# [Exercise description]
Exactly as written, retype the listing below, omitting the pictures.

--- START Data excerpt ---

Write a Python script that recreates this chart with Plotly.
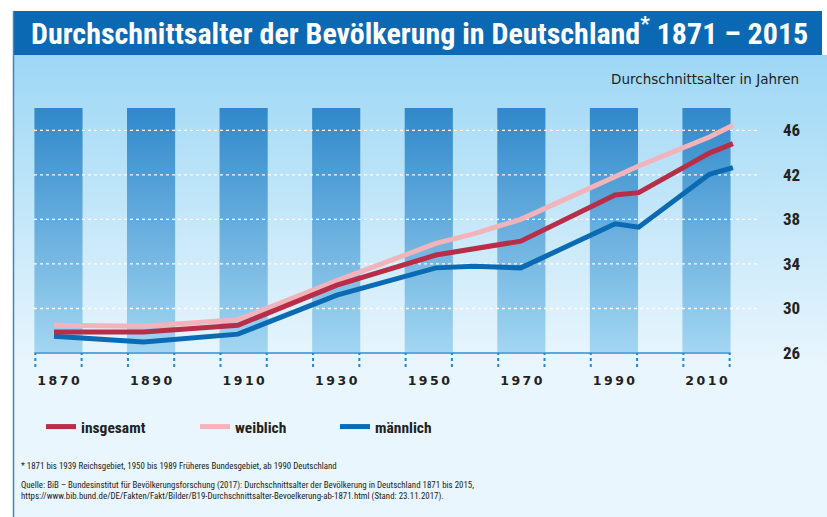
import base64
import plotly.graph_objects as go

# ---------------- data ----------------
years = [1871, 1890, 1910, 1931, 1952, 1960, 1970, 1990, 1995, 2010, 2015]
insgesamt = [27.9, 27.9, 28.5, 32.1, 34.8, 35.35, 36.05, 40.2, 40.4, 43.95, 44.8]
weiblich = [28.5, 28.4, 29.0, 32.5, 35.85, 36.7, 38.0, 41.9, 42.8, 45.4, 46.45]
maennlich = [27.5, 27.0, 27.7, 31.2, 33.65, 33.8, 33.65, 37.6, 37.3, 42.05, 42.65]

decade_labels = [1870, 1890, 1910, 1930, 1950, 1970, 1990, 2010]
y_ticks = [26, 30, 34, 38, 42, 46]

# ---------------- layout geometry ----------------
W, H = 827, 517
L, R, T, B = 34, 757, 108, 367


def px_x(px):
    return (px - L) / (R - L)


def px_y(py):
    return (B - py) / (B - T)


Y_MIN, Y_MAX = 24.75, 48
BASE = 26
HALF_BAR = 5.2
XL_RANGE = [1864.71, 2020.91]   # axis of the decade columns / labels
XD_RANGE = [1866.76, 2020.1]    # axis of the data lines

fig = go.Figure()

# background columns (gradient)
bx, by = [], []
for c in decade_labels:
    bx += [c - HALF_BAR, c + HALF_BAR, c + HALF_BAR, c - HALF_BAR, c - HALF_BAR, None]
    by += [BASE, BASE, Y_MAX, Y_MAX, BASE, None]
fig.add_trace(go.Scatter(
    x=bx, y=by, mode="lines", fill="toself", line=dict(width=0),
    fillgradient=dict(type="vertical", colorscale=[[0, "#a3d6f2"], [1, "#3088ca"]]),
    hoverinfo="skip", showlegend=False))

# dotted white grid lines
gx, gy = [], []
for v in y_ticks[1:]:
    gx += [XL_RANGE[0], XL_RANGE[1], None]
    gy += [v, v, None]
fig.add_trace(go.Scatter(
    x=gx, y=gy, mode="lines",
    line=dict(color="rgba(255,255,255,0.95)", width=1.3, dash="dot"),
    hoverinfo="skip", showlegend=False))

# baseline
fig.add_trace(go.Scatter(
    x=[decade_labels[0] - HALF_BAR, decade_labels[-1] + HALF_BAR], y=[BASE, BASE],
    mode="lines", line=dict(color="#5aa9dc", width=2),
    hoverinfo="skip", showlegend=False))

# dotted tick marks below the columns
tx, ty = [], []
for c in decade_labels:
    for e in (c - 5, c + 5):
        tx += [e, e, None]
        ty += [Y_MIN, BASE, None]
fig.add_trace(go.Scatter(
    x=tx, y=ty, mode="lines",
    line=dict(color="#2a86c9", width=2, dash="dot"),
    hoverinfo="skip", showlegend=False))

# data lines (on the overlaying year axis, drawn above the columns)
fig.add_trace(go.Scatter(x=years, y=weiblich, xaxis="x2", mode="lines", name="weiblich",
                         line=dict(color="#f3b3ba", width=5), legend="legend2"))
fig.add_trace(go.Scatter(x=years, y=maennlich, xaxis="x2", mode="lines", name="männlich",
                         line=dict(color="#0a6ab4", width=5), legend="legend3"))
fig.add_trace(go.Scatter(x=years, y=insgesamt, xaxis="x2", mode="lines", name="insgesamt",
                         line=dict(color="#b82d48", width=5), legend="legend"))

# panel background gradient as svg image
svg = (
    '<svg xmlns="http://www.w3.org/2000/svg" width="814" height="462" '
    'viewBox="0 0 814 462" preserveAspectRatio="none">'
    '<defs><linearGradient id="g" x1="0" y1="0" x2="0" y2="1">'
    '<stop offset="0" stop-color="#9dd7f5"/>'
    '<stop offset="0.68" stop-color="#eaf6fd"/>'
    '<stop offset="1" stop-color="#e9f6fd"/>'
    '</linearGradient></defs>'
    '<rect x="0" y="0" width="814" height="462" fill="url(#g)"/></svg>'
)
src = "data:image/svg+xml;base64," + base64.b64encode(svg.encode()).decode()

narrow = "Liberation Sans Narrow, Arial Narrow, Roboto Condensed, sans-serif"

shapes = [
    # header band
    dict(type="rect", xref="paper", yref="paper", x0=px_x(13), x1=px_x(822),
         y0=px_y(11), y1=px_y(55), fillcolor="#0b69b3", line=dict(width=0), layer="below"),
    # left border
    dict(type="line", xref="paper", yref="paper", x0=px_x(13.5), x1=px_x(13.5),
         y0=px_y(11), y1=px_y(517), line=dict(color="#3a86c6", width=1.5), layer="below"),
]

foot_font = dict(family=narrow, size=8.9, color="#222222")
annotations = [
    dict(text="Durchschnittsalter der Bevölkerung in Deutschland<sup>*</sup> 1871 – 2015",
         xref="paper", yref="paper", x=px_x(29), y=px_y(32), xanchor="left", yanchor="middle",
         showarrow=False, font=dict(family=narrow, size=30, color="white", weight="bold")),
    dict(text="Durchschnittsalter in Jahren", xref="paper", yref="paper",
         x=px_x(801), y=px_y(79), xanchor="right", yanchor="middle", showarrow=False,
         font=dict(family="DejaVu Sans", size=13.5, color="#222222")),
    dict(text="* 1871 bis 1939 Reichsgebiet, 1950 bis 1989 Früheres Bundesgebiet, ab 1990 Deutschland",
         xref="paper", yref="paper", x=px_x(19), y=px_y(466), xanchor="left", yanchor="middle",
         showarrow=False, font=foot_font),
    dict(text="Quelle: BiB – Bundesinstitut für Bevölkerungsforschung (2017): Durchschnittsalter der Bevölkerung in Deutschland 1871 bis 2015,",
         xref="paper", yref="paper", x=px_x(19), y=px_y(485), xanchor="left", yanchor="middle",
         showarrow=False, font=foot_font),
    dict(text="https://www.bib.bund.de/DE/Fakten/Fakt/Bilder/B19-Durchschnittsalter-Bevoelkerung-ab-1871.html (Stand: 23.11.2017).",
         xref="paper", yref="paper", x=px_x(19), y=px_y(497), xanchor="left", yanchor="middle",
         showarrow=False, font=foot_font),
]

tick_text = ["\u2009".join(str(v)) for v in decade_labels]

legend_common = dict(orientation="h", y=px_y(427), xanchor="left", yanchor="middle",
                     bgcolor="rgba(0,0,0,0)", itemwidth=30,
                     font=dict(family=narrow, size=15.5, color="#222222", weight="bold"))

fig.update_layout(
    width=W, height=H,
    margin=dict(l=L, r=W - R, t=T, b=H - B, pad=0, autoexpand=False),
    paper_bgcolor="white", plot_bgcolor="rgba(0,0,0,0)",
    xaxis=dict(range=XL_RANGE, tickmode="array", tickvals=decade_labels, ticktext=tick_text,
               showgrid=False, zeroline=False, showline=False, ticks="", ticklabelstandoff=4,
               fixedrange=True,
               tickfont=dict(family="DejaVu Sans", size=12.5, color="#222222", weight="bold")),
    xaxis2=dict(range=XD_RANGE, overlaying="x", visible=False, fixedrange=True),
    yaxis=dict(range=[Y_MIN, Y_MAX], side="right", tickmode="array", tickvals=y_ticks,
               showgrid=False, zeroline=False, showline=False, ticks="", ticklabelstandoff=25,
               fixedrange=True,
               tickfont=dict(family=narrow, size=17, color="#222222", weight="bold")),
    legend=dict(x=px_x(41), **legend_common),
    legend2=dict(x=px_x(195), **legend_common),
    legend3=dict(x=px_x(335), **legend_common),
    images=[dict(source=src, xref="paper", yref="paper", x=px_x(13), y=px_y(55),
                 sizex=(W - 13) / (R - L), sizey=(H - 55) / (B - T), xanchor="left",
                 yanchor="top", sizing="stretch", layer="below")],
    shapes=shapes,
    annotations=annotations,
    showlegend=True,
)

fig.write_html("out.html", config={"displayModeBar": False},
               post_script="document.body.style.margin='0px';")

--- END Data excerpt ---

# [Answer to the task]
Write a Python script that recreates this chart with Plotly.
import base64
import plotly.graph_objects as go

# ---------------- data ----------------
years = [1871, 1890, 1910, 1931, 1952, 1960, 1970, 1990, 1995, 2010, 2015]
insgesamt = [27.9, 27.9, 28.5, 32.1, 34.8, 35.35, 36.05, 40.2, 40.4, 43.95, 44.8]
weiblich = [28.5, 28.4, 29.0, 32.5, 35.85, 36.7, 38.0, 41.9, 42.8, 45.4, 46.45]
maennlich = [27.5, 27.0, 27.7, 31.2, 33.65, 33.8, 33.65, 37.6, 37.3, 42.05, 42.65]

decade_labels = [1870, 1890, 1910, 1930, 1950, 1970, 1990, 2010]
y_ticks = [26, 30, 34, 38, 42, 46]

# ---------------- layout geometry ----------------
W, H = 827, 517
L, R, T, B = 34, 757, 108, 367


def px_x(px):
    return (px - L) / (R - L)


def px_y(py):
    return (B - py) / (B - T)


Y_MIN, Y_MAX = 24.75, 48
BASE = 26
HALF_BAR = 5.2
XL_RANGE = [1864.71, 2020.91]   # axis of the decade columns / labels
XD_RANGE = [1866.76, 2020.1]    # axis of the data lines

fig = go.Figure()

# background columns (gradient)
bx, by = [], []
for c in decade_labels:
    bx += [c - HALF_BAR, c + HALF_BAR, c + HALF_BAR, c - HALF_BAR, c - HALF_BAR, None]
    by += [BASE, BASE, Y_MAX, Y_MAX, BASE, None]
fig.add_trace(go.Scatter(
    x=bx, y=by, mode="lines", fill="toself", line=dict(width=0),
    fillgradient=dict(type="vertical", colorscale=[[0, "#a3d6f2"], [1, "#3088ca"]]),
    hoverinfo="skip", showlegend=False))

# dotted white grid lines
gx, gy = [], []
for v in y_ticks[1:]:
    gx += [XL_RANGE[0], XL_RANGE[1], None]
    gy += [v, v, None]
fig.add_trace(go.Scatter(
    x=gx, y=gy, mode="lines",
    line=dict(color="rgba(255,255,255,0.95)", width=1.3, dash="dot"),
    hoverinfo="skip", showlegend=False))

# baseline
fig.add_trace(go.Scatter(
    x=[decade_labels[0] - HALF_BAR, decade_labels[-1] + HALF_BAR], y=[BASE, BASE],
    mode="lines", line=dict(color="#5aa9dc", width=2),
    hoverinfo="skip", showlegend=False))

# dotted tick marks below the columns
tx, ty = [], []
for c in decade_labels:
    for e in (c - 5, c + 5):
        tx += [e, e, None]
        ty += [Y_MIN, BASE, None]
fig.add_trace(go.Scatter(
    x=tx, y=ty, mode="lines",
    line=dict(color="#2a86c9", width=2, dash="dot"),
    hoverinfo="skip", showlegend=False))

# data lines (on the overlaying year axis, drawn above the columns)
fig.add_trace(go.Scatter(x=years, y=weiblich, xaxis="x2", mode="lines", name="weiblich",
                         line=dict(color="#f3b3ba", width=5), legend="legend2"))
fig.add_trace(go.Scatter(x=years, y=maennlich, xaxis="x2", mode="lines", name="männlich",
                         line=dict(color="#0a6ab4", width=5), legend="legend3"))
fig.add_trace(go.Scatter(x=years, y=insgesamt, xaxis="x2", mode="lines", name="insgesamt",
                         line=dict(color="#b82d48", width=5), legend="legend"))

# panel background gradient as svg image
svg = (
    '<svg xmlns="http://www.w3.org/2000/svg" width="814" height="462" '
    'viewBox="0 0 814 462" preserveAspectRatio="none">'
    '<defs><linearGradient id="g" x1="0" y1="0" x2="0" y2="1">'
    '<stop offset="0" stop-color="#9dd7f5"/>'
    '<stop offset="0.68" stop-color="#eaf6fd"/>'
    '<stop offset="1" stop-color="#e9f6fd"/>'
    '</linearGradient></defs>'
    '<rect x="0" y="0" width="814" height="462" fill="url(#g)"/></svg>'
)
src = "data:image/svg+xml;base64," + base64.b64encode(svg.encode()).decode()

narrow = "Liberation Sans Narrow, Arial Narrow, Roboto Condensed, sans-serif"

shapes = [
    # header band
    dict(type="rect", xref="paper", yref="paper", x0=px_x(13), x1=px_x(822),
         y0=px_y(11), y1=px_y(55), fillcolor="#0b69b3", line=dict(width=0), layer="below"),
    # left border
    dict(type="line", xref="paper", yref="paper", x0=px_x(13.5), x1=px_x(13.5),
         y0=px_y(11), y1=px_y(517), line=dict(color="#3a86c6", width=1.5), layer="below"),
]

foot_font = dict(family=narrow, size=8.9, color="#222222")
annotations = [
    dict(text="Durchschnittsalter der Bevölkerung in Deutschland<sup>*</sup> 1871 – 2015",
         xref="paper", yref="paper", x=px_x(29), y=px_y(32), xanchor="left", yanchor="middle",
         showarrow=False, font=dict(family=narrow, size=30, color="white", weight="bold")),
    dict(text="Durchschnittsalter in Jahren", xref="paper", yref="paper",
         x=px_x(801), y=px_y(79), xanchor="right", yanchor="middle", showarrow=False,
         font=dict(family="DejaVu Sans", size=13.5, color="#222222")),
    dict(text="* 1871 bis 1939 Reichsgebiet, 1950 bis 1989 Früheres Bundesgebiet, ab 1990 Deutschland",
         xref="paper", yref="paper", x=px_x(19), y=px_y(466), xanchor="left", yanchor="middle",
         showarrow=False, font=foot_font),
    dict(text="Quelle: BiB – Bundesinstitut für Bevölkerungsforschung (2017): Durchschnittsalter der Bevölkerung in Deutschland 1871 bis 2015,",
         xref="paper", yref="paper", x=px_x(19), y=px_y(485), xanchor="left", yanchor="middle",
         showarrow=False, font=foot_font),
    dict(text="https://www.bib.bund.de/DE/Fakten/Fakt/Bilder/B19-Durchschnittsalter-Bevoelkerung-ab-1871.html (Stand: 23.11.2017).",
         xref="paper", yref="paper", x=px_x(19), y=px_y(497), xanchor="left", yanchor="middle",
         showarrow=False, font=foot_font),
]

tick_text = ["\u2009".join(str(v)) for v in decade_labels]

legend_common = dict(orientation="h", y=px_y(427), xanchor="left", yanchor="middle",
                     bgcolor="rgba(0,0,0,0)", itemwidth=30,
                     font=dict(family=narrow, size=15.5, color="#222222", weight="bold"))

fig.update_layout(
    width=W, height=H,
    margin=dict(l=L, r=W - R, t=T, b=H - B, pad=0, autoexpand=False),
    paper_bgcolor="white", plot_bgcolor="rgba(0,0,0,0)",
    xaxis=dict(range=XL_RANGE, tickmode="array", tickvals=decade_labels, ticktext=tick_text,
               showgrid=False, zeroline=False, showline=False, ticks="", ticklabelstandoff=4,
               fixedrange=True,
               tickfont=dict(family="DejaVu Sans", size=12.5, color="#222222", weight="bold")),
    xaxis2=dict(range=XD_RANGE, overlaying="x", visible=False, fixedrange=True),
    yaxis=dict(range=[Y_MIN, Y_MAX], side="right", tickmode="array", tickvals=y_ticks,
               showgrid=False, zeroline=False, showline=False, ticks="", ticklabelstandoff=25,
               fixedrange=True,
               tickfont=dict(family=narrow, size=17, color="#222222", weight="bold")),
    legend=dict(x=px_x(41), **legend_common),
    legend2=dict(x=px_x(195), **legend_common),
    legend3=dict(x=px_x(335), **legend_common),
    images=[dict(source=src, xref="paper", yref="paper", x=px_x(13), y=px_y(55),
                 sizex=(W - 13) / (R - L), sizey=(H - 55) / (B - T), xanchor="left",
                 yanchor="top", sizing="stretch", layer="below")],
    shapes=shapes,
    annotations=annotations,
    showlegend=True,
)

fig.write_html("out.html", config={"displayModeBar": False},
               post_script="document.body.style.margin='0px';")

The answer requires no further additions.